Another example where an analogy could be drawn to protectionary measures to study what could be the possible consequences is the practice of having a closed economy. In a closed economy, countries impose bans on imports, fix ceiling on trade, have a state monitored growth and policies for every sphere in the business. These are to an extent similar to what Sachin Bansal and Bhavish Aggarwal are asking for. They too are requesting policies be framed that favour the Indian startups or have only inflow of foreign capital minus the companies. India, post its independence had adopted a closed economy. However, the policy could not last for long. We realised how the policy had restricted the growth potential of the country and reduced the influence we had on the global front. It was only after India opened up its economy did it see exponential growth. Only when there is competition do people and companies keep working hard to stay at the top of their capabilities. Even companies like Flipkart that are now clamouring for intervention benefitted from stiff competition from outside. This competition made them re-design their offering and come back with a better value proposition each day.

Another advantage that a homegrown startup has over its foreign counterparts is the local know how. Knowledge about the consumers and cultural understanding goes a long way in marketing one’s product. These insights equip a company to position and deliver their offerings that have a higher probability of getting a good reception. No amount of money power can substitute this knowledge. Many recent partnerships like the Tata-Starbucks came into existence just to tap into that knowledge base and brand equity. Chinese cab aggregator – Didi is a stellar example of the above theory. The company using its customer knowledge gave global giant Uber such a stiff competition that it could not make any significant inroads in China. Uber had to finally move out of China and satisfy itself by just owning a minority stake in Didi. Similarly, Indian companies can use their know-how of the Indian subcontinent to mould their offering and offer better services.

Coming back to the second argument presented by Sachin Bansal and Bhavish Aggarwal which referred to foreign funding. The statement looks to be ironic for the same foreign investor Tiger Global too initially funded Flipkart. A little digging reveals that the same investing agencies are investing in startups across the globe. Thus, it is up to every company to leverage their strengths to convince the investors to overlook issues and concentrate on their assets. To cry foul when you feel a crunch would not be an ideal situation.

If we look at the situation objectively, what could prove to be more beneficial is providing a level playing for all competitors. Initiatives like Startup India that aim to provide financial assistance, favourable conditions in the form of reduced red tape and smoother policies would go a long way in improving the situation than any protectionary measure can. These measures would help to create a positive push for budding entrepreneurs to take the plunge.
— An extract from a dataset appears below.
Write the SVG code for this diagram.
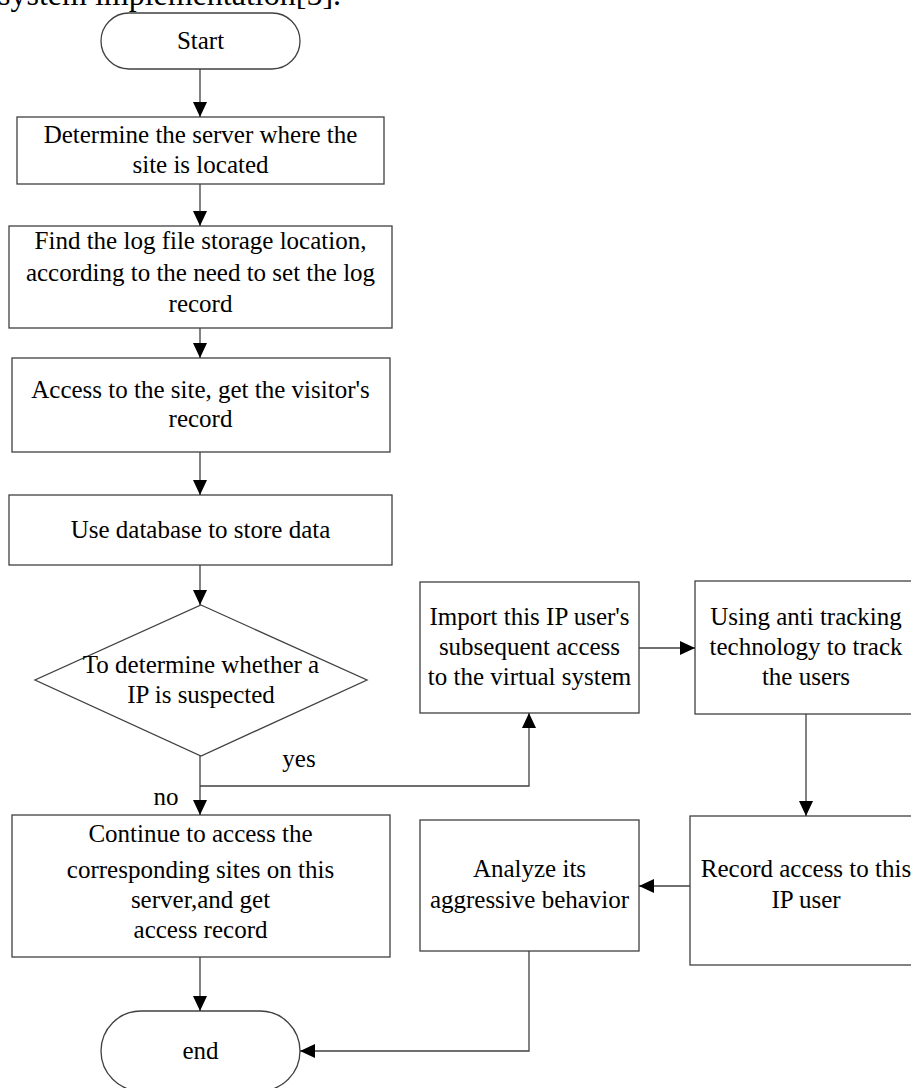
<svg xmlns="http://www.w3.org/2000/svg" width="911" height="1088" viewBox="0 0 911 1088">
<style>
.b{fill:#fff;stroke:#404040;stroke-width:1.3}
.t{font-family:"Liberation Serif","Times New Roman",serif;font-size:25px;fill:#000;text-anchor:middle}
.c{fill:none;stroke:#404040;stroke-width:1.3}
</style>
<defs>
<marker id="a" markerWidth="15" markerHeight="14" refX="15" refY="7" orient="auto" markerUnits="userSpaceOnUse">
<path d="M0,0 L15,7 L0,14 Z" fill="#000"/>
</marker>
</defs>
<rect width="911" height="1088" fill="#fff"/>
<text x="-2" y="5" style="font-family:'Liberation Serif',serif;font-size:32px;fill:#000">system implementation[5].</text>
<g id="start"><rect class="b" x="101" y="13" width="199" height="56" rx="28"/><text class="t" x="200.5" y="49">Start</text></g>
<g id="n1"><rect class="b" x="17" y="117" width="367" height="67"/><text class="t" x="200.5" y="143">Determine the server where the</text><text class="t" x="200.5" y="173">site is located</text></g>
<g id="n2"><rect class="b" x="9" y="226" width="383" height="102"/><text class="t" x="200.5" y="249">Find the log file storage location,</text><text class="t" x="200.5" y="281">according to the need to set the log</text><text class="t" x="200.5" y="312">record</text></g>
<g id="n3"><rect class="b" x="12" y="358" width="378" height="94"/><text class="t" x="200.5" y="398">Access to the site, get the visitor's</text><text class="t" x="200.5" y="427">record</text></g>
<g id="n4"><rect class="b" x="9" y="495" width="383" height="70"/><text class="t" x="200.5" y="538">Use database to store data</text></g>
<g id="d"><polygon class="b" points="201,605 367,680 201,756 35,680"/><text class="t" x="201" y="673">To determine whether a</text><text class="t" x="201" y="703">IP is suspected</text></g>
<g id="n5"><rect class="b" x="12" y="815" width="378" height="142"/><text class="t" x="200.5" y="842">Continue to access the</text><text class="t" x="200.5" y="878">corresponding sites on this</text><text class="t" x="200.5" y="908">server,and get</text><text class="t" x="200.5" y="938">access record</text></g>
<g id="end"><rect class="b" x="101" y="1011" width="199" height="80" rx="40"/><text class="t" x="200.5" y="1059">end</text></g>
<g id="n6"><rect class="b" x="420" y="582" width="219" height="131"/><text class="t" x="529.5" y="625">Import this IP user's</text><text class="t" x="529.5" y="655">subsequent access</text><text class="t" x="529.5" y="685">to the virtual system</text></g>
<g id="n7"><rect class="b" x="695" y="581" width="222" height="133"/><text class="t" x="806" y="625">Using anti tracking</text><text class="t" x="806" y="655">technology to track</text><text class="t" x="806" y="685">the users</text></g>
<g id="n8"><rect class="b" x="690" y="816" width="232" height="149"/><text class="t" x="806" y="877">Record access to this</text><text class="t" x="806" y="908">IP user</text></g>
<g id="n9"><rect class="b" x="420" y="820" width="219" height="131"/><text class="t" x="529.5" y="877">Analyze its</text><text class="t" x="529.5" y="908">aggressive behavior</text></g>
<g id="connectors">
<path class="c" d="M200,69 V117" marker-end="url(#a)"/>
<path class="c" d="M200,184 V226" marker-end="url(#a)"/>
<path class="c" d="M200,328 V358" marker-end="url(#a)"/>
<path class="c" d="M200,452 V495" marker-end="url(#a)"/>
<path class="c" d="M200,565 V605" marker-end="url(#a)"/>
<path class="c" d="M200,756 V815" marker-end="url(#a)"/>
<path class="c" d="M200,786 H529 V713" marker-end="url(#a)"/>
<path class="c" d="M639,648 H695" marker-end="url(#a)"/>
<path class="c" d="M806,714 V816" marker-end="url(#a)"/>
<path class="c" d="M690,886 H639" marker-end="url(#a)"/>
<path class="c" d="M529,951 V1051 H300" marker-end="url(#a)"/>
<path class="c" d="M200,957 V1011" marker-end="url(#a)"/>
<text class="t" x="299" y="767">yes</text>
<text class="t" x="166" y="805">no</text>
</g>
</svg>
Protectionary measures were a solution given in the pre-liberalization era. These solutions did not work then and will not work now. The very genesis of a startup rests on disruption. They enter the market by disrupting the existing scenario, move on to become the competitive force and eventually become the mainstream phenomenon. Any attempt at stifling this competition will be the death of the startup ecosystem. This ecosystem thrives on competition to find itself, search for new avenues and flourish. Thus, any attempt at obstructing this root of the startup ecosystem by blocking competition and introducing protectionary measures will lead to the demise of the potential that this ecosystem has.